You know that feeling when you wake up after a night of excessive drinking and promise yourself, “I am never drinking again,”? 

Then a few days later you pop open a bottle of wine and start the whole process over again.

What?

Have you forgotten the hell that your body just went through? The pain? The nausea? The pure feeling of defeat and regret?

This house I visit a lot has an acoustic guitar. It’s a light oak color and not too fancy – it has plastic strings and is easy to play. The design around the soundhole is an intricate pattern slightly darker than the body of the guitar. 

Sometimes when I visit the house, the guitar is displayed in the living room. I’ll pick it up, play a few tunes (although ‘play’ is a generous term for what’s actually happening) then set it down again. The guitar’s true home is actually in the basement bedroom, on a proper guitar stand in the corner. I see it come and go from that spot, but regardless of where it ends up in the house, it always ends up there again.

Fast forward a few days and I’m looking at the guitar in the living room. We decide to bring it downstairs to the musician that lives in the basement, and we place it on her bed as we chat. I turn my head and see the guitar where it’s supposed to be, in the corner of the room on the guitar stand. Then I look at the bed I’m sitting on and the guitar is there on the bed, where I just put it. Then I look up again and see the guitar in the corner.

That’s when I figured out there are two guitars.

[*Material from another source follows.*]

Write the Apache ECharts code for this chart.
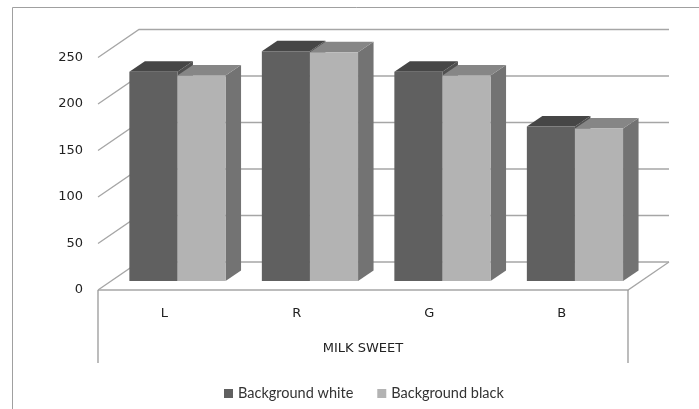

I wanted to share these stories in an attempt to capture a thread of those moments when you can basically feel the neurons of your brain rewiring. It’s the feeling when you discover that something you always believed was wrong this whole time. Or it’s the feeling when you find out that your perception of reality was off a little bit and it finally gets fixed. I’m not sure why these phenomena occur, but if you talk to people about it, you’re likely to get funny stories. Sometimes it’s embarrassing, sometimes it’s really relatable. Let me know if you have any good ones.